WHAT THE TASK REQUIRES:
Identify all lines in the listing that include the word "draw", and copy them out.

GIVEN DATA:
---+---

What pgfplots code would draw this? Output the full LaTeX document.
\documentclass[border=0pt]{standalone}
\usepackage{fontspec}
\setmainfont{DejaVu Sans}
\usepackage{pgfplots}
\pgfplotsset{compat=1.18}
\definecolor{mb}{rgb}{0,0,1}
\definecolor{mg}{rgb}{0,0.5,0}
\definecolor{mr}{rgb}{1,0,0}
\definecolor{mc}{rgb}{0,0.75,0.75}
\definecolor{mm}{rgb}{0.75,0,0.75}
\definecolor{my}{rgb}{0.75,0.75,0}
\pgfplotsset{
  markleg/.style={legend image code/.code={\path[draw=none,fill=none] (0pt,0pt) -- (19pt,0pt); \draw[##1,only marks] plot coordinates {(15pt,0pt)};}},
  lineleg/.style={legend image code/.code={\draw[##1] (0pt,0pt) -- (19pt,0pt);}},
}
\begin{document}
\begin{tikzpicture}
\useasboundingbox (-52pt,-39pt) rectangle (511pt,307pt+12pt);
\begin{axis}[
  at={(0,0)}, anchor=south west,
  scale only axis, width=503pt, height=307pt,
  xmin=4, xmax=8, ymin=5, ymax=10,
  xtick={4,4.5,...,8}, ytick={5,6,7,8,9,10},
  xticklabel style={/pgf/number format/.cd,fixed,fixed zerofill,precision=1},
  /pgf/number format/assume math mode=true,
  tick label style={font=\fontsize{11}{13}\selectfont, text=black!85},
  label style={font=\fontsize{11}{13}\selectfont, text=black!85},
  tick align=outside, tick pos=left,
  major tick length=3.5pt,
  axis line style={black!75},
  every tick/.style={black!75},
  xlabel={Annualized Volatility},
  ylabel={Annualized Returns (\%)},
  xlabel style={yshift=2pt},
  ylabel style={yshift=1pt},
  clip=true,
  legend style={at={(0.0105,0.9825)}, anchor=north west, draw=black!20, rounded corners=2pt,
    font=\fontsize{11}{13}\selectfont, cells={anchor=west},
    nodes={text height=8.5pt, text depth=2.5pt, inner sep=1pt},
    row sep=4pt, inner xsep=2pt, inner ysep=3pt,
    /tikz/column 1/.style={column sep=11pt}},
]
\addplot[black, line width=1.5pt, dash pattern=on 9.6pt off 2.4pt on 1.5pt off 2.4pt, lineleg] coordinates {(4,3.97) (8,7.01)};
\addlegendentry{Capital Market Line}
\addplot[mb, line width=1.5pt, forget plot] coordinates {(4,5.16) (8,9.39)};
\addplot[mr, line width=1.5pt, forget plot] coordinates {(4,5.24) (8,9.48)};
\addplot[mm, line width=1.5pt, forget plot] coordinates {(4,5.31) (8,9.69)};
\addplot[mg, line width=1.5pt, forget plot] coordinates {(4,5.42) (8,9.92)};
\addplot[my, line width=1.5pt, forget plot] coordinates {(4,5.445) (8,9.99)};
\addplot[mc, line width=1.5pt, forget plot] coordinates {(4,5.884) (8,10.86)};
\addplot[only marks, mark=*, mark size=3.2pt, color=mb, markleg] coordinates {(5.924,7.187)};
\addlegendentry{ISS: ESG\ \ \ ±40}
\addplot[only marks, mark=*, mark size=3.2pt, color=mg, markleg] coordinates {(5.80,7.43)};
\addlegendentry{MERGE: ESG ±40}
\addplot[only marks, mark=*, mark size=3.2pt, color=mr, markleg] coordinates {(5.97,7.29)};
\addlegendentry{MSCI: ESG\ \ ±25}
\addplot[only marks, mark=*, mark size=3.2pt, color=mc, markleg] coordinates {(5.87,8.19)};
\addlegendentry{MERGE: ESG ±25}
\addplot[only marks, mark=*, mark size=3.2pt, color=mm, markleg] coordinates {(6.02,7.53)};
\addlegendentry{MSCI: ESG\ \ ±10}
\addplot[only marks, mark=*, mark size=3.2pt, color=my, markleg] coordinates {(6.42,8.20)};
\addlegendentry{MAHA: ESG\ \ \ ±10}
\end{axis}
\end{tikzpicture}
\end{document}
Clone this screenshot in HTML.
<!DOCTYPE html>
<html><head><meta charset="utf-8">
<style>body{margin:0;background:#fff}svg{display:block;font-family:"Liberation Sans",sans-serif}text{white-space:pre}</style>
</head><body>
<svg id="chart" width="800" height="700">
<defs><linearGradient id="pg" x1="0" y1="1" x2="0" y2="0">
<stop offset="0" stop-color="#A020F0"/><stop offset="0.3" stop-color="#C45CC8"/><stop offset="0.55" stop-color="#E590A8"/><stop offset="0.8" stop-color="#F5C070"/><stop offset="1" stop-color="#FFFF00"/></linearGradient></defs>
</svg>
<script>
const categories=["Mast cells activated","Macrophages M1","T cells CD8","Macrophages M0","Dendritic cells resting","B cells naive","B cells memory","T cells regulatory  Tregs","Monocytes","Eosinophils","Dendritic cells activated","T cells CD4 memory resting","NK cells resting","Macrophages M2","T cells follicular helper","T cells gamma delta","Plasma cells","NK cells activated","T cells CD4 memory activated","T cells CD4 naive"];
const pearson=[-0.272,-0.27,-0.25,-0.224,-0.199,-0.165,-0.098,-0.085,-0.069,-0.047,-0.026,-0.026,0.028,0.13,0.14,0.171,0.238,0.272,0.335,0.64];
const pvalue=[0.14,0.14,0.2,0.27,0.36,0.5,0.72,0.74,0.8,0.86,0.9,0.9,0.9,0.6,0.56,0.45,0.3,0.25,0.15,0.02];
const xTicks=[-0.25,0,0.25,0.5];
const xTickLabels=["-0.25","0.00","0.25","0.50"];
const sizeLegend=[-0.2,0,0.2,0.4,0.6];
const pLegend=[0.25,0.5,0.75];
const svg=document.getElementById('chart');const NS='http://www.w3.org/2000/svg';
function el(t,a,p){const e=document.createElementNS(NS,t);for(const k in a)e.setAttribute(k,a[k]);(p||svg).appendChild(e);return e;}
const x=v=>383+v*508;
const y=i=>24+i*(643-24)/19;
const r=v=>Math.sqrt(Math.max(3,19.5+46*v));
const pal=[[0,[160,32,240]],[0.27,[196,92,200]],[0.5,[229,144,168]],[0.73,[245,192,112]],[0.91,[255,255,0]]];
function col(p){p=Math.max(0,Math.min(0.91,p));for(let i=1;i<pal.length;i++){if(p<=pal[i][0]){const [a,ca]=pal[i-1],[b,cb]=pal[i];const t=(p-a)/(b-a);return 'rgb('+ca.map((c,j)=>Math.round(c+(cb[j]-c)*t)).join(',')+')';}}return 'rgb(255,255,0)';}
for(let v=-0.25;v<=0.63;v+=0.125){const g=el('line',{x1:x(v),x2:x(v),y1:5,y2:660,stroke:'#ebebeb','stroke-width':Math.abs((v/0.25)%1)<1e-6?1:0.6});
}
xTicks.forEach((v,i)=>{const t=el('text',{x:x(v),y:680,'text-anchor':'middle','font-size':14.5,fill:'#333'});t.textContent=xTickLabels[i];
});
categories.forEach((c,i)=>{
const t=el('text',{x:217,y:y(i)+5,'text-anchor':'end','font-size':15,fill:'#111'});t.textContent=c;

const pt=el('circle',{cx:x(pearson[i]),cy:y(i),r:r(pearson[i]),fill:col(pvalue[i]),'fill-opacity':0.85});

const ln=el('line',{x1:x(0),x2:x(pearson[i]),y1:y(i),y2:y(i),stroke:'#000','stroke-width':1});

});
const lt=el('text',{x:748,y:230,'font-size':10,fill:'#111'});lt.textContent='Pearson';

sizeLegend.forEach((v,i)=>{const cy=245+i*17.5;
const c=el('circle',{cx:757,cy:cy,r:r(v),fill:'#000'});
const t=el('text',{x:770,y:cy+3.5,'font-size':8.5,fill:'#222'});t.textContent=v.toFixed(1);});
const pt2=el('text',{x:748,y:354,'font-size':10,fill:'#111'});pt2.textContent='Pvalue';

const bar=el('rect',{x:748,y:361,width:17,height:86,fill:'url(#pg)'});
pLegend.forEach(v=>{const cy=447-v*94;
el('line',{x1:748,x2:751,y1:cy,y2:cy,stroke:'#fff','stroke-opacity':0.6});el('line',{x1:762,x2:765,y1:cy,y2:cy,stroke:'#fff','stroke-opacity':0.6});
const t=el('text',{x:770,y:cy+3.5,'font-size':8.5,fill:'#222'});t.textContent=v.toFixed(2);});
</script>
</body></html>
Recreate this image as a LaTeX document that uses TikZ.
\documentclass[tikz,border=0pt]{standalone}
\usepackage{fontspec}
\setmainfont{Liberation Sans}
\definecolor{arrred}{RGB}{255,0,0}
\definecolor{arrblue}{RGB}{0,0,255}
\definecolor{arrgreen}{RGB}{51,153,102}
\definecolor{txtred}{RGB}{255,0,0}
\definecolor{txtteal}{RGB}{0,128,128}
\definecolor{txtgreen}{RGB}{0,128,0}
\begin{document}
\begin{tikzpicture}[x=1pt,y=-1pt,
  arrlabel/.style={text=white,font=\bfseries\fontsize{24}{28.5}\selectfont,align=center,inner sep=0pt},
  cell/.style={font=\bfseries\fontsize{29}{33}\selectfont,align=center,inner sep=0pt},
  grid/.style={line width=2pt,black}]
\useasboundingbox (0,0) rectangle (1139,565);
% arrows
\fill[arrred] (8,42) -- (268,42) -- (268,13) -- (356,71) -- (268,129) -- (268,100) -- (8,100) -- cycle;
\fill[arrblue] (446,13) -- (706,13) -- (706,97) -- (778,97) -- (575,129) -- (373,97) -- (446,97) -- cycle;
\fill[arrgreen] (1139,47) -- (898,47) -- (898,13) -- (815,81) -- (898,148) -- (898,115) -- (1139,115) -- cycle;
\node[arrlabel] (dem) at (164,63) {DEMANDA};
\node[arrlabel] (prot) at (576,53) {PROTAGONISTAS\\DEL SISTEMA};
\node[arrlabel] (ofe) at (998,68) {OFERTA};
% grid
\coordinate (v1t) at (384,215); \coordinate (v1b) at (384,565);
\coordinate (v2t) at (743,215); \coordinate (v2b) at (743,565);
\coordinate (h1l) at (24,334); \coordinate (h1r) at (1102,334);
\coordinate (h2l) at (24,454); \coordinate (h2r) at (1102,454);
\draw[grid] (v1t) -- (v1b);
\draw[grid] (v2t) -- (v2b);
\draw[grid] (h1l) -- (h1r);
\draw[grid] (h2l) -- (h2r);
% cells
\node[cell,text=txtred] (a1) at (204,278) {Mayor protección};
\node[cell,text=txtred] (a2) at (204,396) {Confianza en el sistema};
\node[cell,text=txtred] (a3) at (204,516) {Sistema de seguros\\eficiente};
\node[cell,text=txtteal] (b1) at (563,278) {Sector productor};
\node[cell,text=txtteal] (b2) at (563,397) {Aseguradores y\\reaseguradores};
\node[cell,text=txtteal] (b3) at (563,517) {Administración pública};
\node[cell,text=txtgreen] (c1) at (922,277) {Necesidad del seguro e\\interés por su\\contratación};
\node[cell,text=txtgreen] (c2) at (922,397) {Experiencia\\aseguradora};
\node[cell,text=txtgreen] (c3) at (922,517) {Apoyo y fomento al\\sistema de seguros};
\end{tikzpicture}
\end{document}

---+---

COMPLETED EXERCISE:
What pgfplots code would draw this? Output the full LaTeX document.
  markleg/.style={legend image code/.code={\path[draw=none,fill=none] (0pt,0pt) -- (19pt,0pt); \draw[##1,only marks] plot coordinates {(15pt,0pt)};}},
  lineleg/.style={legend image code/.code={\draw[##1] (0pt,0pt) -- (19pt,0pt);}},
  legend style={at={(0.0105,0.9825)}, anchor=north west, draw=black!20, rounded corners=2pt,
\draw[grid] (v1t) -- (v1b);
\draw[grid] (v2t) -- (v2b);
\draw[grid] (h1l) -- (h1r);
\draw[grid] (h2l) -- (h2r);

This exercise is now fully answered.